Last best hope? No doubt, some Indian tribes (the Hopis, for example) were tree-hugging pacifists. But the notion that pre-Columbian America was a hemisphere of noble savages is an adolescent fantasy (rather lushly, if ludicrously, animated in Dances with Wolves).

Take the Incas. Inca civilization, writes Peruvian novelist Mario Vargas Llosa, was a "pyramidal and theocratic society" of "totalitarian structure" in which "the individual had no importance and virtually no existence." Its foundation? "A state religion that took away the individual's free will and crowned the authority's decision with the aura of a divine mandate turned the Tawantinsuyu ((Incan empire)) into a beehive."

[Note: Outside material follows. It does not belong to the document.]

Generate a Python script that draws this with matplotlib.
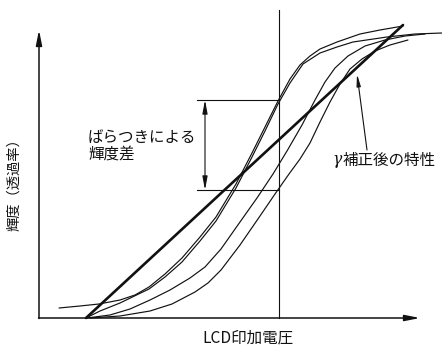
import matplotlib
matplotlib.use("Agg")
import matplotlib.pyplot as plt

plt.rcParams['font.family'] = ['Noto Sans CJK JP', 'DejaVu Sans']

# Applied voltage (V) vs. luminance (L) curves for several LCD panels
curve_a_v = [0.20, 0.41, 0.60, 0.81, 0.96, 1.10, 1.26, 1.43, 1.61, 1.77, 1.97, 2.13,
             2.26, 2.39, 2.51, 2.61, 2.71, 2.81, 2.98, 3.21, 3.41, 3.64]
curve_a_l = [0.10, 0.12, 0.14, 0.18, 0.23, 0.31, 0.44, 0.60, 0.81, 1.01, 1.34, 1.65,
             1.91, 2.17, 2.39, 2.53, 2.62, 2.69, 2.76, 2.84, 2.88, 2.92]

curve_b_v = [0.47, 0.61, 0.81, 1.10, 1.26, 1.43, 1.61, 1.77, 1.97, 2.13, 2.26, 2.39,
             2.51, 2.64, 2.81, 2.98, 3.14, 3.48, 3.76, 4.03]
curve_b_l = [0.00, 0.07, 0.15, 0.29, 0.41, 0.56, 0.77, 0.97, 1.30, 1.61, 1.87, 2.14,
             2.35, 2.54, 2.65, 2.71, 2.76, 2.81, 2.84, 2.85]

curve_c_v = [0.48, 0.71, 0.91, 1.11, 1.31, 1.51, 1.66, 1.82, 2.01, 2.18, 2.34, 2.48,
             2.63, 2.76, 2.86, 2.96, 3.09, 3.26, 3.46, 3.66, 3.86]
curve_c_l = [0.00, 0.03, 0.09, 0.18, 0.28, 0.40, 0.51, 0.69, 0.96, 1.20, 1.44, 1.67,
             1.93, 2.18, 2.36, 2.50, 2.62, 2.72, 2.78, 2.82, 2.84]

curve_d_v = [0.51, 0.81, 1.11, 1.33, 1.56, 1.69, 1.82, 2.01, 2.21, 2.36, 2.50, 2.61,
             2.71, 2.81, 2.91, 3.01, 3.11, 3.23, 3.36, 3.51, 3.69]
curve_d_l = [0.00, 0.02, 0.07, 0.14, 0.26, 0.35, 0.48, 0.73, 1.02, 1.24, 1.44, 1.59,
             1.75, 1.96, 2.16, 2.34, 2.49, 2.59, 2.67, 2.73, 2.78]

# gamma-corrected characteristic (straight line)
gamma_v = [0.47, 3.64]
gamma_l = [0.00, 2.93]

# reference voltage and the luminance spread it produces
ref_voltage = 2.40
spread_high = 2.18
spread_low = 1.28

fig = plt.figure(figsize=(4.42, 3.47), dpi=100)
ax = fig.add_axes([0, 0, 1, 1])
ax.set_xlim(-0.39, 4.03)
ax.set_ylim(-0.29, 3.18)
ax.axis('off')

ink = '#111111'

# axes with arrowheads
ax.annotate('', xy=(0, 2.88), xytext=(0, -0.005),
            arrowprops=dict(arrowstyle='-|>,head_length=0.9,head_width=0.18',
                            color=ink, lw=1.1, shrinkA=0, shrinkB=0))
ax.annotate('', xy=(3.81, 0), xytext=(-0.005, 0),
            arrowprops=dict(arrowstyle='-|>,head_length=0.9,head_width=0.18',
                            color=ink, lw=1.1, shrinkA=0, shrinkB=0))

# panel curves
for xs, ys in [(curve_a_v, curve_a_l), (curve_b_v, curve_b_l),
               (curve_c_v, curve_c_l), (curve_d_v, curve_d_l)]:
    ax.plot(xs, ys, color=ink, lw=0.85, solid_capstyle='round', solid_joinstyle='round')

ax.plot(gamma_v, gamma_l, color=ink, lw=1.9, solid_capstyle='round')

# reference voltage and spread markers
ax.plot([ref_voltage, ref_voltage], [0, 3.08], color=ink, lw=0.8)
ax.plot([1.58, ref_voltage], [spread_high, spread_high], color=ink, lw=0.8)
ax.plot([1.58, ref_voltage], [spread_low, spread_low], color=ink, lw=0.8)
ax.annotate('', xy=(1.66, spread_high), xytext=(1.66, spread_low),
            arrowprops=dict(arrowstyle='<|-|>,head_length=0.8,head_width=0.15',
                            color=ink, lw=0.8, shrinkA=0, shrinkB=0))

# labels
fs = 11.2
ax.text(0.49, 1.81, 'ばらつきによる', fontsize=fs, color=ink, ha='left', va='center')
ax.text(0.49, 1.64, '輝度差', fontsize=fs, color=ink, ha='left', va='center')

ax.text(2.93, 1.585, 'γ', fontsize=fs, color=ink, ha='left', va='center',
        family='DejaVu Serif', style='italic')
ax.text(3.04, 1.58, '補正後の特性', fontsize=fs, color=ink, ha='left', va='center')
ax.annotate('', xy=(3.18, 2.44), xytext=(3.28, 1.68),
            arrowprops=dict(arrowstyle='-|>,head_length=0.7,head_width=0.12',
                            color=ink, lw=0.8, shrinkA=0, shrinkB=0))

ax.text(2.09, -0.20, 'LCD印加電圧', fontsize=fs, color=ink, ha='center', va='center')
ax.text(-0.25, 1.37, '輝度（透過率）', fontsize=10.3, color=ink, ha='center', va='center',
        rotation=90)

fig.savefig('out.png', dpi=100)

True, the beehive was wantonly destroyed by "semiliterate, implacable and greedy swordsmen." But they in turn represented a culture in which "a social space of human activities had evolved that was neither legislated nor controlled by those in power." In other words, a culture of liberty that endowed the individual human being with dignity and sovereignty.

Is it Eurocentric to believe the life of liberty is superior to the life of the beehive? That belief does not justify the cruelty of the conquest. But it does allow us to say that after 500 years the Columbian legacy has created a civilization that we ought not, in all humble piety and cultural relativism, declare to be no better or worse than that of the Incas. It turned out better.

And mankind is the better for it. Infinitely better. Reason enough to honor Columbus and bless 1492.